Instruction:
Starting at the first line of the data, please print exactly those lines through the one that holds "height = np.arange(0, 14, 1)", omitting every picture.

Collected material:
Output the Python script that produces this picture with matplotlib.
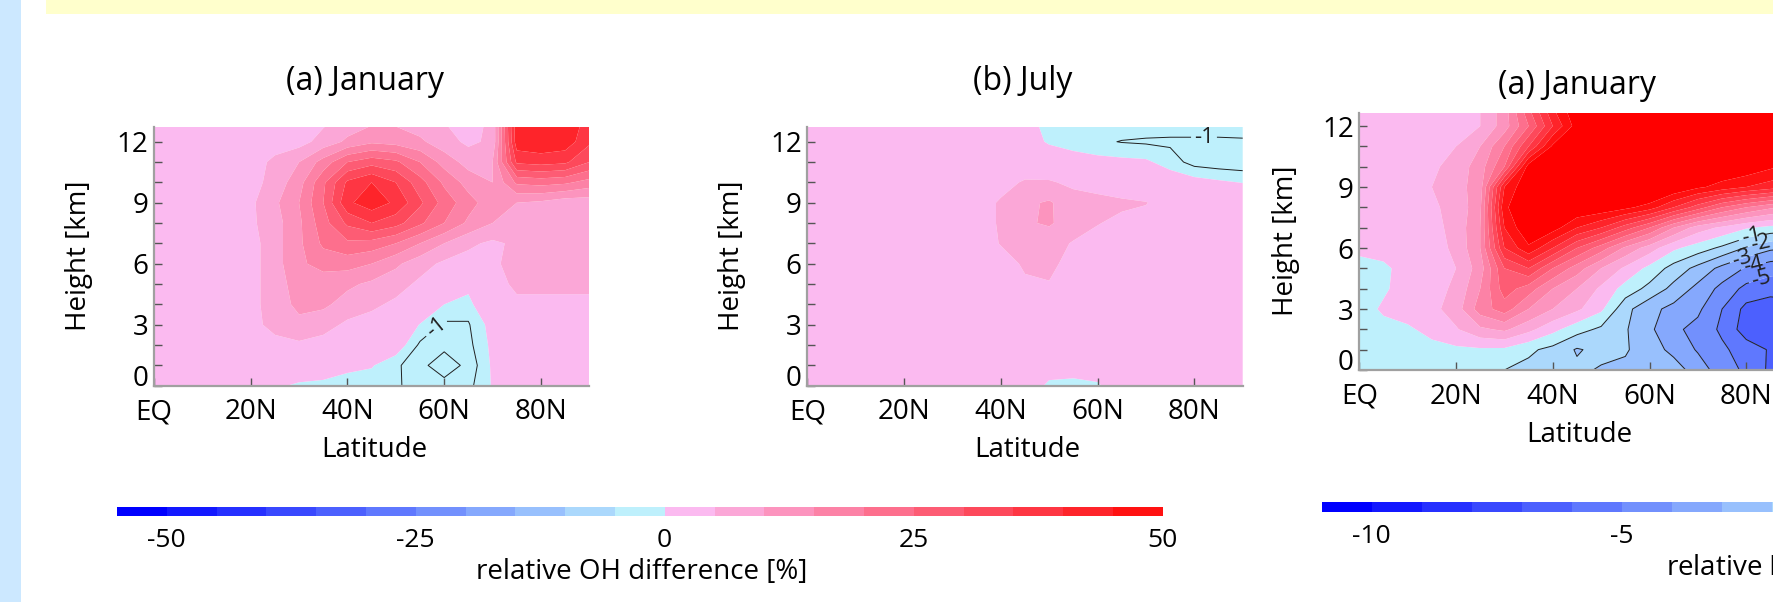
import numpy as np
import matplotlib
matplotlib.use("Agg")
import matplotlib.pyplot as plt
from matplotlib.colors import ListedColormap, BoundaryNorm
from matplotlib.patches import Rectangle
from matplotlib.transforms import ScaledTranslation

plt.rcParams['font.family'] = ['Open Sans', 'DejaVu Sans']

W, H, DPI = 1773, 602, 100

# ---------------- data ----------------
lat = np.arange(0, 91, 5)          # latitude [deg N]
height = np.arange(0, 14, 1)       # height [km]

# relative OH difference [%], January (rows: height, cols: latitude)
oh_jan = [
    [2, 2, 2, 2, 2, 0.3, -0.3, -0.4, -0.5, -0.6, -0.9, -1.3, -1.6, -1.3, 0.1, 2, 2, 2, 2],
    [2, 2, 2, 2, 2, 2, 1.5, 1.0, 0.3, 0.1, -0.8, -1.7, -2.6, -1.7, 0.2, 2, 2, 2, 2],
    [2, 2, 2, 2, 2, 3, 4, 3, 2.5, 2, 0.8, -1.2, -1.7, -1.3, 0.3, 2, 2, 2, 2],
    [2, 2, 2, 2, 3, 7, 9, 7, 4, 3, 2, -0.1, -1.2, -1.1, 0.5, 2, 3, 3, 3],
    [2, 2, 2, 2, 3, 8, 11, 11, 8, 6, 4, 2, 0, -0.5, 2, 4, 4, 4, 4],
    [2, 2, 2, 2, 3, 8, 12, 12, 11, 9, 7, 4, 2, 0.5, 3, 6, 6, 6, 6],
    [2, 2, 2, 2, 3, 8, 14, 17, 17, 15, 11, 7, 4, 3, 4, 7, 7, 7, 7],
    [2, 2, 2, 2, 3, 8, 14, 21, 24, 23, 20, 15, 10, 6, 4, 6, 7, 7, 8],
    [2, 2, 2, 2, 4, 8, 14, 23, 31, 35, 32, 26, 20, 14, 10, 8, 7, 7, 8],
    [2, 2, 2, 2, 4, 9, 15, 25, 39, 43, 39, 31, 23, 17, 12, 10, 9, 7, 7],
    [2, 2, 2, 2, 3, 7, 13, 24, 36, 40, 35, 27, 19, 13, 10, 21, 22, 21, 18],
    [2, 2, 2, 2, 3, 6, 10, 17, 25, 28, 26, 20, 13, 8, 10, 36, 37, 36, 30],
    [2, 2, 2, 2, 2, 3, 3, 7, 11, 14, 13, 11, 7, 4, 6, 43, 44, 43, 36],
    [2, 2, 2, 2, 2, 2, 3, 4, 7, 9, 9, 7, 5, 3, 6, 44, 45, 44, 38],
]

# relative OH difference [%], July
oh_jul = [
    [2, 2, 2, 2, 2, 2, 2, 2, 2, 1, -0.3, -0.4, -0.2, 1, 2, 2, 2, 2, 2],
    [2, 2, 2, 2, 2, 2, 2, 2, 2, 1.5, 0.8, 0.7, 0.9, 1.5, 2, 2, 2, 2, 2],
    [2, 2, 2, 2, 2, 2, 2, 2, 2, 2, 2, 2, 2, 2, 2, 2, 2, 2, 2],
    [2, 2, 2, 2, 2, 2, 2, 2, 2, 2, 2, 2, 2, 2, 2, 2, 2, 2, 2],
    [2, 2, 2, 2, 2, 2, 2, 2, 2, 2.5, 2.5, 2.5, 2, 2, 2, 2, 2, 2, 2],
    [2, 2, 2, 2, 2, 2, 2, 2, 3, 4.5, 4.8, 3.5, 3, 2.5, 2, 2, 2, 2, 2],
    [2, 2, 2, 2, 2, 2, 2, 2.5, 3.5, 5.5, 6, 3.5, 3, 2.5, 2, 2, 2, 2, 2],
    [2, 2, 2, 2, 2, 2, 2, 3, 5.2, 7, 7, 4.6, 3.5, 3, 2.5, 2, 2, 2, 2],
    [2, 2, 2, 2, 2, 2, 2, 3, 5.5, 9.4, 10.6, 7.5, 5.2, 4, 3.5, 3, 2.5, 2, 2],
    [2, 2, 2, 2, 2, 2, 2, 3, 5.5, 9.0, 10.6, 7, 6.5, 5.8, 5.2, 3, 2.5, 2, 1.5],
    [2, 2, 2, 2, 2, 2, 2, 2.5, 3.5, 5.5, 5.5, 4, 3, 2, 1.2, 0.8, 0.5, 0.2, -0.05],
    [2, 2, 2, 2, 2, 2, 2, 2, 2, 2, 1.2, 0.6, 0.4, 0.3, 0.2, -0.5, -1.4, -1.6, -1.7],
    [2, 2, 2, 2, 2, 2, 2, 2, 2, 0.8, -0.2, -0.5, -0.8, -1.05, -1.15, -1.2, -1.2, -1.2, -1.15],
    [2, 2, 2, 2, 2, 2, 2, 2, 2, 0.3, -0.3, -0.3, -0.3, -0.3, -0.3, -0.3, -0.3, -0.3, -0.3],
]

# second quantity, January (relative difference [%])
x_jan = [
    [-0.3, -0.4, -0.4, -0.5, -0.6, -0.7, -1.0, -1.3, -1.6, -1.8, -2.1, -2.2, -2.3, -2.5, -3.5, -4.5, -5.2, -6.2, -6.0],
    [-0.4, -0.4, -0.3, -0.2, -0.2, -0.15, -0.2, -0.8, -1.3, -2.1, -1.7, -1.9, -2.5, -3.3, -4.1, -4.8, -5.5, -6.1, -6.0],
    [-0.3, -0.2, -0.1, 0.2, 0.9, 1.8, 2.2, 1.3, 0.3, -0.6, -1.2, -1.9, -2.8, -3.8, -4.3, -5.2, -6.5, -6.7, -6.5],
    [-0.3, 0.1, 0.3, 0.7, 1.5, 3.5, 4.5, 3.0, 2.0, 1.2, 0.2, -1.7, -2.7, -3.3, -3.8, -5.0, -6.3, -6.6, -6.4],
    [-0.4, -0.1, 0.3, 0.6, 1.2, 3.0, 5.5, 4.5, 3.0, 2.0, 0.8, -0.4, -1.3, -2.3, -3.3, -4.3, -5.3, -5.6, -5.6],
    [-0.3, -0.1, 0.2, 0.5, 1.0, 2.5, 6.0, 7.0, 5.0, 3.5, 2.0, 0.8, -0.3, -1.4, -2.3, -3.3, -4.1, -4.6, -4.8],
    [0.2, 0.2, 0.3, 0.6, 1.2, 3.0, 8.0, 9.8, 8.0, 6.0, 4.5, 2.8, 1.5, 0.2, -0.5, -1.2, -2.1, -2.8, -3.0],
    [0.2, 0.3, 0.4, 0.7, 1.3, 3.0, 9.0, 11.0, 10.5, 9.0, 8.0, 6.5, 5.0, 3.0, 1.5, 0.8, 0.1, -0.3, -0.5],
    [0.3, 0.3, 0.5, 0.9, 1.2, 2.8, 9.8, 11.0, 11.5, 11.0, 10.8, 10.3, 9.5, 8.0, 6.5, 5.0, 4.0, 3.2, 3.0],
    [0.3, 0.3, 0.6, 1.0, 1.6, 2.5, 9.0, 11.0, 12.0, 12.0, 12.0, 12.0, 12.0, 11.0, 10.2, 9.6, 9.0, 8.5, 8.0],
    [0.3, 0.3, 0.5, 0.8, 1.4, 2.5, 5.0, 10.5, 12.0, 12.0, 12.0, 12.0, 12.0, 12.0, 12.0, 11.0, 10.8, 10.2, 9.6],
    [0.3, 0.3, 0.4, 0.6, 1.0, 2.0, 4.0, 7.0, 10.2, 12.0, 12.0, 12.0, 12.0, 12.0, 12.0, 12.0, 12.0, 12.0, 12.0],
    [0.3, 0.3, 0.4, 0.5, 0.6, 1.0, 2.5, 5.0, 8.0, 10.5, 12.0, 12.0, 12.0, 12.0, 12.0, 12.0, 12.0, 12.0, 12.0],
    [0.3, 0.3, 0.4, 0.5, 0.7, 1.0, 2.5, 6.0, 9.0, 11.0, 12.0, 12.0, 12.0, 12.0, 12.0, 12.0, 12.0, 12.0, 12.0],
]

oh_levels = np.arange(-55, 51, 5)
x_levels = np.arange(-11, 11, 1)
line_levels = np.arange(-11, 0, 1)
lat_ticks = [0, 20, 40, 60, 80]
lat_ticklabels = ["EQ", "20N", "40N", "60N", "80N"]
oh_cbar_ticks = [-50, -25, 0, 25, 50]
x_cbar_ticks = [-10, -5]

# 11 blues (negative) + 10 pinks/reds (positive)
palette = [
    "#0000ff", "#1318ff", "#2630ff", "#3948fe", "#4c60fe", "#5f78fe",
    "#7290fd", "#85a8fd", "#98c0fd", "#abd8fc", "#bef0fc",
    "#fbbaf0", "#fba7d7", "#fc94be", "#fc82a6", "#fd6f8d",
    "#fd5c74", "#fd495b", "#fe3643", "#fe242a", "#ff1111",
]
cmap = ListedColormap(palette).with_extremes(over="#ff0000", under="#0000ff")
oh_norm = BoundaryNorm(oh_levels, cmap.N)
x_norm = BoundaryNorm(x_levels, cmap.N)

# ---------------- figure ----------------
fig = plt.figure(figsize=(W / DPI, H / DPI), dpi=DPI)
fig.patch.set_facecolor("white")


def rect(x0, y0, x1, y1):
    return [x0 / W, 1 - y1 / H, (x1 - x0) / W, (y1 - y0) / H]


def fx(x):
    return x / W


def fy(y):
    return 1 - y / H


# poster background elements
fig.patches.append(Rectangle((0, 0), fx(21), 1, transform=fig.transFigure,
                             facecolor="#cce8ff", edgecolor="none", zorder=0))
fig.patches.append(Rectangle((fx(46), fy(13.5)), 1, 1, transform=fig.transFigure,
                             facecolor="#ffffcc", edgecolor="none", zorder=0))

LON, Z = np.meshgrid(lat, height)
KM_PX = 20.33


def panel(box, field, levels, norm, extend, label_pts):
    x0, y0, x1, y1 = box
    ax = fig.add_axes(rect(x0, y0, x1, y1))
    data = np.array(field, dtype=float)
    ax.contourf(LON, Z, data, levels=levels, cmap=cmap, norm=norm,
                extend=extend, antialiased=True)
    cs = ax.contour(LON, Z, data, levels=line_levels, colors="#202020",
                    linewidths=0.7, linestyles="solid")
    if label_pts:
        ax.clabel(cs, inline=True, fontsize=16, fmt=lambda v: f"{v:.0f}",
                  manual=label_pts, inline_spacing=3)
    ax.set_xlim(0, 90)
    ax.set_ylim(0, (y1 - y0) / KM_PX)
    for s in ("top", "right"):
        ax.spines[s].set_visible(False)
    for s in ("left", "bottom"):
        ax.spines[s].set_color("#a0a0a0")
        ax.spines[s].set_linewidth(1.6)
        ax.spines[s].set_zorder(5)
    ax.set_xticks(lat_ticks)
    ax.set_xticklabels(lat_ticklabels)
    ax.set_yticks(range(0, 13))
    ax.set_yticklabels([str(v) if v % 3 == 0 else "" for v in range(0, 13)])
    ax.tick_params(axis="both", direction="in", length=6, width=1,
                   color="#555555", labelsize=20, labelcolor="black")
    ax.tick_params(axis="x", pad=9)
    ax.tick_params(axis="y", pad=4)
    zero = ax.yaxis.get_major_ticks()[0].label1
    zero.set_transform(zero.get_transform() +
                       ScaledTranslation(0, 0.10, fig.dpi_scale_trans))
    return ax


ax1 = panel((154, 127.3, 589.3, 385.7), oh_jan, oh_levels, oh_norm, "neither",
            [(57.5, 3.1)])
ax2 = panel((807.3, 127.3, 1242.7, 385.7), oh_jul, oh_levels, oh_norm, "neither",
            [(82, 12.2)])
ax3 = panel((1359.3, 112.7, 1794.6, 370.0), x_jan, x_levels, x_norm, "max",
            [(81, 6.6), (83, 6.1), (79, 5.6), (81.5, 5.1), (83.3, 4.3)])

# titles and axis labels
TXT = dict(ha="center", va="center", color="black")
fig.text(fx(365), fy(82), "(a) January", fontsize=23, **TXT)
fig.text(fx(1023), fy(82), "(b) July", fontsize=23, **TXT)
fig.text(fx(1577.5), fy(85), "(a) January", fontsize=23, **TXT)
fig.text(fx(374), fy(450), "Latitude", fontsize=20, **TXT)
fig.text(fx(1027), fy(450), "Latitude", fontsize=20, **TXT)
fig.text(fx(1579), fy(435), "Latitude", fontsize=20, **TXT)
fig.text(fx(79), fy(256), "Height [km]", fontsize=20, rotation=90, **TXT)
fig.text(fx(731.5), fy(256), "Height [km]", fontsize=20, rotation=90, **TXT)
fig.text(fx(1285.5), fy(241), "Height [km]", fontsize=20, rotation=90, **TXT)


# colour bars: one block per contour interval, drawn as an image strip
def cbar(box, levels, ticks):
    cax = fig.add_axes(rect(*box))
    n = len(levels) - 1
    cax.imshow(np.arange(n)[None, :], cmap=ListedColormap(palette[:n]),
               aspect="auto", interpolation="nearest",
               extent=(levels[0], levels[-1], 0, 1))
    cax.set_xlim(levels[0], levels[-1])
    cax.set_ylim(0, 1)
    cax.set_yticks([])
    cax.set_xticks(ticks)
    cax.set_xticklabels([str(t) for t in ticks])
    for s in cax.spines.values():
        s.set_visible(False)
    cax.tick_params(which="both", length=0, labelsize=19, pad=9)
    return cax


cbar((117, 506.7, 1162.3, 515.7), oh_levels, oh_cbar_ticks)
cbar((1321.7, 502.3, 2371.7, 511.7), x_levels, x_cbar_ticks)
fig.text(fx(642), fy(572), "relative OH difference [%]", fontsize=20, **TXT)
fig.text(fx(1666), fy(567), "relative HO$_2$ difference [%]", fontsize=20,
         ha="left", va="center")

fig.savefig("out.png", dpi=DPI)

Task response:
Output the Python script that produces this picture with matplotlib.
import numpy as np
import matplotlib
matplotlib.use("Agg")
import matplotlib.pyplot as plt
from matplotlib.colors import ListedColormap, BoundaryNorm
from matplotlib.patches import Rectangle
from matplotlib.transforms import ScaledTranslation

plt.rcParams['font.family'] = ['Open Sans', 'DejaVu Sans']

W, H, DPI = 1773, 602, 100

# ---------------- data ----------------
lat = np.arange(0, 91, 5)          # latitude [deg N]
height = np.arange(0, 14, 1)       # height [km]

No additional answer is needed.